There are three simple practices that can improve general INSERT throughput. Each requires consideration on how the data is collected and what is acceptable data loss in a disaster.
General inserting of rows can be performed as single INSERT’s for example.
INSERT INTO table (col1, col2, col3) VALUES (?, ?, ?); INSERT INTO table (col1, col2, col3) VALUES (?, ?, ?); INSERT INTO table (col1, col2, col3) VALUES (?, ?, ?);
While this works, there are two scalability limitations. First is the network overhead of the back and forth of each SQL statement, the second is the synchronous nature, that is your code can not continue until your INSERT is successfully completed.
The first improvement is to use MySQL’s multi values capability with INSERT. That is you can insert multiple rows with a single INSERT statement. For example:
INSERT INTO table (col1, col2, col3) VALUES (?, ?, ?), (?, ?, ?), (?, ?, ?);
Depending on how you collect the information to be inserted, you may be able to easily implement this. The benefit, as previously mentioned in The value of multi insert values shows an 88% improvement in performance.
One system variable to be aware of is max_allowed_packet. You may have to adjust this for larger INSERT statements.

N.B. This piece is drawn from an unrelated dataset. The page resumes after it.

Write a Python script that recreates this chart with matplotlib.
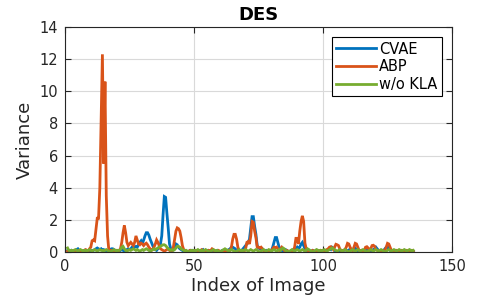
import numpy as np
import matplotlib
matplotlib.use("Agg")
import matplotlib.pyplot as plt

# image index positions (half-step samples from 1 to 135)
x_start, x_stop, x_step = 1.0, 135.0, 0.5

cvae = [
    0.1,0.05,0.0,0.1,0.05,0.0,0.1,0.15,0.2,0.1, 0.05,0.0,0.05,0.1,0.0,0.05,0.0,0.05,0.1,0.05,
    0.1,0.15,0.2,0.25,0.2,0.15,0.2,0.1,0.15,0.1, 0.05,0.0,0.05,0.15,0.2,0.2,0.15,0.1,0.05,0.1,
    0.05,0.1,0.15,0.1,0.05,0.1,0.15,0.2,0.15,0.2, 0.3,0.25,0.3,0.35,0.3,0.45,0.6,0.7,0.55,0.75,
    1.0,1.2,1.2,1.05,0.8,0.6,0.4,0.2,0.15,0.1, 0.2,0.3,0.5,1.0,2.3,3.45,3.4,2.4,1.5,0.5,
    0.2,0.1,0.15,0.3,0.5,0.45,0.3,0.2,0.15,0.1, 0.05,0.1,0.05,0.0,0.05,0.1,0.05,0.1,0.05,0.0,
    0.05,0.1,0.0,0.05,0.1,0.15,0.05,0.0,0.05,0.1, 0.05,0.0,0.1,0.05,0.0,0.05,0.1,0.05,0.0,0.05,
    0.1,0.05,0.0,0.05,0.1,0.15,0.2,0.3,0.3,0.25, 0.2,0.1,0.05,0.1,0.05,0.1,0.2,0.3,0.4,0.5,
    0.6,0.8,1.5,2.2,2.2,1.6,1.1,0.4,0.25,0.2, 0.25,0.2,0.1,0.05,0.1,0.05,0.1,0.05,0.1,0.3,
    0.6,0.9,0.9,0.6,0.3,0.15,0.1,0.05,0.1,0.15, 0.1,0.05,0.0,0.05,0.1,0.15,0.1,0.2,0.3,0.2,
    0.3,0.5,0.6,0.4,0.2,0.1,0.05,0.1,0.0,0.05, 0.1,0.05,0.0,0.05,0.1,0.05,0.0,0.05,0.1,0.05,
    0.05,0.1,0.15,0.2,0.15,0.3,0.25,0.1,0.05,0.0, 0.05,0.1,0.05,0.0,0.1,0.15,0.1,0.05,0.1,0.2,
    0.15,0.1,0.2,0.25,0.15,0.05,0.0,0.05,0.1,0.05, 0.0,0.05,0.1,0.15,0.1,0.05,0.1,0.15,0.2,0.3,
    0.2,0.1,0.05,0.0,0.05,0.1,0.2,0.3,0.35,0.2, 0.1,0.05,0.0,0.05,0.1,0.05,0.0,0.05,0.1,0.05,
    0.0,0.05,0.1,0.05,0.0,0.05,0.1,0.05,0.0,
]

abp = [
    0.05,0.1,0.05,0.0,0.05,0.1,0.05,0.0,0.05,0.1, 0.05,0.0,0.05,0.1,0.15,0.1,0.05,0.2,0.3,0.7,
    0.75,0.7,1.4,2.1,2.1,4.0,8.3,12.3,5.5,10.6, 3.5,1.0,0.1,0.05,0.1,0.05,0.0,0.05,0.1,0.05,
    0.1,0.2,0.6,1.2,1.65,1.2,0.6,0.4,0.5,0.6, 0.5,0.4,0.6,1.0,0.75,0.5,0.45,0.55,0.5,0.4,
    0.5,0.55,0.45,0.3,0.2,0.1,0.15,0.3,0.5,0.75, 0.6,0.4,0.2,0.15,0.1,0.05,0.1,0.15,0.2,0.1,
    0.05,0.1,0.3,0.8,1.3,1.5,1.45,1.3,0.9,0.4, 0.15,0.1,0.05,0.0,0.05,0.1,0.05,0.0,0.05,0.1,
    0.05,0.0,0.05,0.1,0.15,0.1,0.05,0.0,0.05,0.1, 0.05,0.1,0.2,0.15,0.05,0.0,0.05,0.1,0.05,0.0,
    0.05,0.1,0.05,0.0,0.05,0.1,0.1,0.3,0.8,1.1, 1.1,0.8,0.3,0.1,0.05,0.0,0.1,0.05,0.2,0.6,
    0.65,0.5,1.0,1.9,1.85,1.3,0.9,0.3,0.3,0.25, 0.3,0.2,0.1,0.05,0.0,0.05,0.1,0.05,0.1,0.2,
    0.3,0.25,0.3,0.2,0.1,0.2,0.3,0.2,0.1,0.05, 0.1,0.05,0.0,0.05,0.1,0.05,0.3,0.85,0.85,0.5,
    1.3,1.9,2.25,1.9,0.55,0.2,0.1,0.05,0.0,0.05, 0.1,0.05,0.0,0.05,0.1,0.05,0.1,0.05,0.1,0.05,
    0.1,0.15,0.2,0.3,0.33,0.25,0.15,0.3,0.48,0.45, 0.4,0.2,0.1,0.05,0.1,0.15,0.3,0.54,0.5,0.3,
    0.15,0.1,0.3,0.54,0.5,0.3,0.1,0.05,0.1,0.05, 0.1,0.3,0.33,0.25,0.1,0.2,0.4,0.42,0.35,0.15,
    0.1,0.05,0.0,0.05,0.1,0.05,0.1,0.3,0.54,0.5, 0.3,0.1,0.05,0.0,0.05,0.1,0.05,0.0,0.05,0.1,
    0.05,0.0,0.05,0.1,0.05,0.0,0.05,0.1,0.05,
]

wo_kla = [
    0.25,0.1,0.05,0.1,0.05,0.1,0.15,0.1,0.05,0.1, 0.15,0.1,0.05,0.1,0.1,0.05,0.1,0.15,0.1,0.05,
    0.1,0.15,0.1,0.05,0.1,0.15,0.1,0.1,0.05,0.1, 0.15,0.1,0.05,0.0,0.05,0.1,0.15,0.1,0.05,0.1,
    0.1,0.15,0.3,0.35,0.2,0.1,0.05,0.1,0.15,0.1, 0.15,0.2,0.15,0.1,0.15,0.1,0.05,0.1,0.15,0.1,
    0.15,0.2,0.15,0.1,0.05,0.1,0.15,0.2,0.15,0.2, 0.25,0.3,0.35,0.4,0.45,0.45,0.4,0.3,0.2,0.15,
    0.1,0.15,0.1,0.15,0.25,0.35,0.35,0.3,0.2,0.15, 0.1,0.05,0.1,0.05,0.0,0.05,0.1,0.05,0.1,0.05,
    0.1,0.15,0.1,0.05,0.1,0.05,0.1,0.15,0.1,0.05, 0.0,0.05,0.1,0.15,0.1,0.05,0.1,0.05,0.0,0.05,
    0.1,0.15,0.2,0.15,0.1,0.05,0.1,0.15,0.1,0.05, 0.0,0.05,0.1,0.15,0.1,0.05,0.1,0.1,0.15,0.1,
    0.05,0.1,0.15,0.1,0.05,0.1,0.15,0.1,0.05,0.0, 0.05,0.1,0.15,0.1,0.05,0.1,0.15,0.1,0.05,0.1,
    0.15,0.1,0.05,0.1,0.15,0.1,0.2,0.25,0.2,0.1, 0.05,0.0,0.05,0.1,0.15,0.1,0.05,0.1,0.15,0.1,
    0.05,0.1,0.15,0.1,0.05,0.1,0.2,0.15,0.1,0.05, 0.0,0.05,0.1,0.15,0.1,0.05,0.1,0.05,0.1,0.15,
    0.1,0.05,0.1,0.15,0.2,0.25,0.2,0.15,0.1,0.05, 0.1,0.15,0.1,0.05,0.1,0.15,0.1,0.05,0.0,0.05,
    0.1,0.15,0.1,0.05,0.1,0.15,0.1,0.05,0.1,0.15, 0.1,0.05,0.0,0.05,0.1,0.15,0.1,0.05,0.1,0.15,
    0.1,0.05,0.1,0.15,0.1,0.05,0.0,0.05,0.1,0.15, 0.1,0.05,0.1,0.15,0.1,0.05,0.1,0.15,0.1,0.05,
    0.1,0.15,0.1,0.05,0.1,0.15,0.1,0.05,0.1,
]

labels = ["CVAE", "ABP", "w/o KLA"]
colors = ["#0072BD", "#D95319", "#77AC30"]
x_ticks = [0, 50, 100, 150]
y_ticks = [0, 2, 4, 6, 8, 10, 12, 14]

x = np.arange(x_start, x_stop + x_step / 2, x_step)

txt = "#262626"
plt.rcParams["font.family"] = ["DejaVu Sans"]
fig = plt.figure(figsize=(5.01, 3.0), dpi=100)
ax = fig.add_axes([65 / 501, 48 / 300, 387 / 501, 225 / 300])

for series, lab, col in zip([cvae, abp, wo_kla], labels, colors):
    ax.plot(x[:len(series)], series, color=col, lw=2.0, label=lab,
            solid_joinstyle="miter")

ax.set_xlim(0, 150)
ax.set_ylim(0, 14)
ax.set_xticks(x_ticks)
ax.set_yticks(y_ticks)
ax.grid(True, color="#d9d9d9", lw=0.8)
ax.set_axisbelow(True)
ax.tick_params(direction="in", length=4, width=0.8, top=True, right=True,
               labelsize=10.5, colors=txt, pad=5)
for s in ax.spines.values():
    s.set_color(txt)
    s.set_linewidth(0.8)

ax.set_xlabel("Index of Image", fontsize=13, color=txt, labelpad=2)
ax.set_ylabel("Variance", fontsize=13, color=txt, labelpad=4)
ax.set_title("DES", fontsize=13, fontweight="bold", color="black", pad=5)

leg = ax.legend(loc="upper right", fontsize=10.5, handlelength=2.7,
                borderaxespad=0.7, fancybox=False, framealpha=1,
                edgecolor="black", borderpad=0.3, labelspacing=0.18,
                handletextpad=0.25)
leg.get_frame().set_linewidth(0.8)

fig.savefig("out.png", dpi=100)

Next is the ability to INSERT data based on information already in another table. You can also leverage for example another storage engine like MEMORY to batch up data to be inserted via this approach.
INSERT INTO table (col1, col2, col3) SELECT col1, col2, col3 FROM anothertable
The third option is to batch load your data from a flat file. Depending on how you source the information you are inserting, that may also be a significant improvement in throughput in bulk inserting data.
LOAD DATA [CONCURRENT] INFILE 'file' INTO TABLE (col1, col2, col3)
On a closing note, the choice of storage engine can also have a significant effect on INSERT throughput. MySQL also offers other non ANSI options including DELAYED, IGNORE and LOW_PRIORITY. These should definitely be avoided.